N.Y.'s Cuomo Broke School Funding Promises, Group Contends
Advocates for protecting school funding say New York Gov. Andrew Cuomo hasn't lived up to his word on creating a more equitable funding system in the state.
A report released this week says that the recent state budget approved by Cuomo, a Democrat elected last year, and state lawmakers results in cuts that are three times as large in poor districts as wealthy ones.
New York, like most states, faced a severe budget crunch this year, and elected officials there, as was also the case in many states, responded by cutting spending on government, and schools, specifically. In New York, the education reducations were $1.3 billion this year, by the report's estimates.

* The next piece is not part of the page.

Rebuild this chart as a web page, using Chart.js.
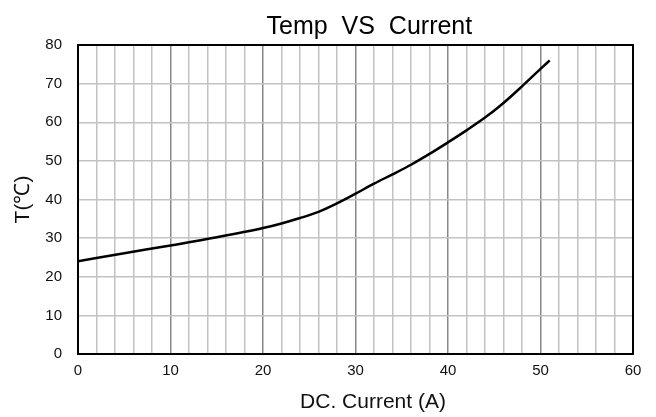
<!DOCTYPE html>
<html>
<head>
<meta charset="utf-8">
<script src="https://cdn.jsdelivr.net/npm/chart.js@4.4.0/dist/chart.umd.min.js"></script>
<style>
    html, body { margin: 0; padding: 0; background: #fff; }
    #wrap { width: 656px; height: 417px; }
</style>
</head>
<body>
<div id="wrap"><canvas id="tempChart"></canvas></div>
<script>
// values
const current = [0, 5, 10, 15, 20, 22, 24, 26, 28, 30, 32, 34, 36, 38, 40, 42, 44, 46, 48, 50, 51];
const temp = [24.0, 26.1, 28.1, 30.2, 32.6, 33.8, 35.2, 36.8, 39.0, 41.5, 44.1, 46.5, 49.0, 51.8, 54.8, 57.9, 61.2, 65.0, 69.3, 73.8, 76.0];
const xTicks = [0, 10, 20, 30, 40, 50, 60];
const yTicks = [0, 10, 20, 30, 40, 50, 60, 70, 80];

const FONT = 'Liberation Sans, Arial, sans-serif';

// frame round the plot area (Chart.js only draws the axis side)
const frame = {
    id: 'frame',
    afterDraw(chart) {
        const a = chart.chartArea;
        const c = chart.ctx;
        c.save();
        c.strokeStyle = '#000';
        c.lineWidth = 2;
        c.strokeRect(a.left, a.top, a.right - a.left, a.bottom - a.top);
        c.restore();
    }
};

new Chart(document.getElementById('tempChart'), {
    type: 'line',
    data: {
        datasets: [{
            data: current.map((x, i) => ({ x: x, y: temp[i] })),
            borderColor: '#000',
            borderWidth: 2.5,
            pointRadius: 0,
            cubicInterpolationMode: 'monotone',
            fill: false
        }]
    },
    options: {
        responsive: true,
        maintainAspectRatio: false,
        animation: false,
        layout: { padding: { right: 23, top: 0 } },
        plugins: {
            legend: { display: false },
            tooltip: { enabled: false },
            title: {
                display: true,
                fullSize: false,
                text: '    Temp  VS  Current',
                color: '#000',
                font: { family: FONT, size: 25, weight: 'normal' },
                padding: { top: 12, bottom: 3 }
            }
        },
        scales: {
            x: {
                type: 'linear',
                min: 0,
                max: 60,
                afterBuildTicks: axis => {
                    axis.ticks = [];
                    for (let v = 0; v <= 60; v += 2) axis.ticks.push({ value: v });
                },
                afterFit: axis => { axis.height = 63; },
                grid: {
                    drawTicks: false,
                    color: ctx => (ctx.tick && ctx.tick.value % 10 === 0) ? '#888' : '#c2c2c2',
                    lineWidth: 1.5
                },
                border: { display: false },
                ticks: {
                    autoSkip: false,
                    maxRotation: 0,
                    padding: 8,
                    color: '#111',
                    font: { family: FONT, size: 15 },
                    callback: v => xTicks.includes(v) ? String(v) : ''
                },
                title: {
                    display: true,
                    text: '      DC. Current (A)',
                    color: '#111',
                    font: { family: FONT, size: 21 },
                    padding: { top: 4, bottom: 2 }
                }
            },
            y: {
                min: 0,
                max: 80,
                afterBuildTicks: axis => {
                    axis.ticks = yTicks.map(v => ({ value: v }));
                },
                afterFit: axis => { axis.width = 78; },
                grid: {
                    drawTicks: false,
                    color: '#c2c2c2',
                    lineWidth: 1.5
                },
                border: { display: false },
                ticks: {
                    padding: 16,
                    color: '#111',
                    font: { family: FONT, size: 15 }
                },
                title: {
                    display: true,
                    text: 'T(℃)',
                    color: '#111',
                    font: { family: FONT, size: 21 },
                    padding: { top: 11, bottom: 0 }
                }
            }
        }
    },
    plugins: [frame]
});
</script>
</body>
</html>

The two groups' report juxtaposes a quote offered by Cuomo last year describing school inequity as "probably the civil rights issue of our time," with a breakdown of state budget cuts and their impact on districts, by poverty level. While high-wealth districts lose $269 per-pupil, the losses in poor school systems, $843, and the poorest, $547, are much greater, the report's authors say.
Cuomo's office offered a one-line response to the report, directed at the Alliance for Quality Education's executive director:
"Billy Easton is the paid lobbyist for a group funded by the teacher's union," said Josh Vlasto, a spokesman for the governor, in a statement."What do you expect him to say?"
Easton acknowledged that his group receives financially support from teachers' unions, but wondered about the relevance of that information. "That doesn't exonerate the governor from addressing the content of the issues," he said. Inequities in schools are "growing because of the budget."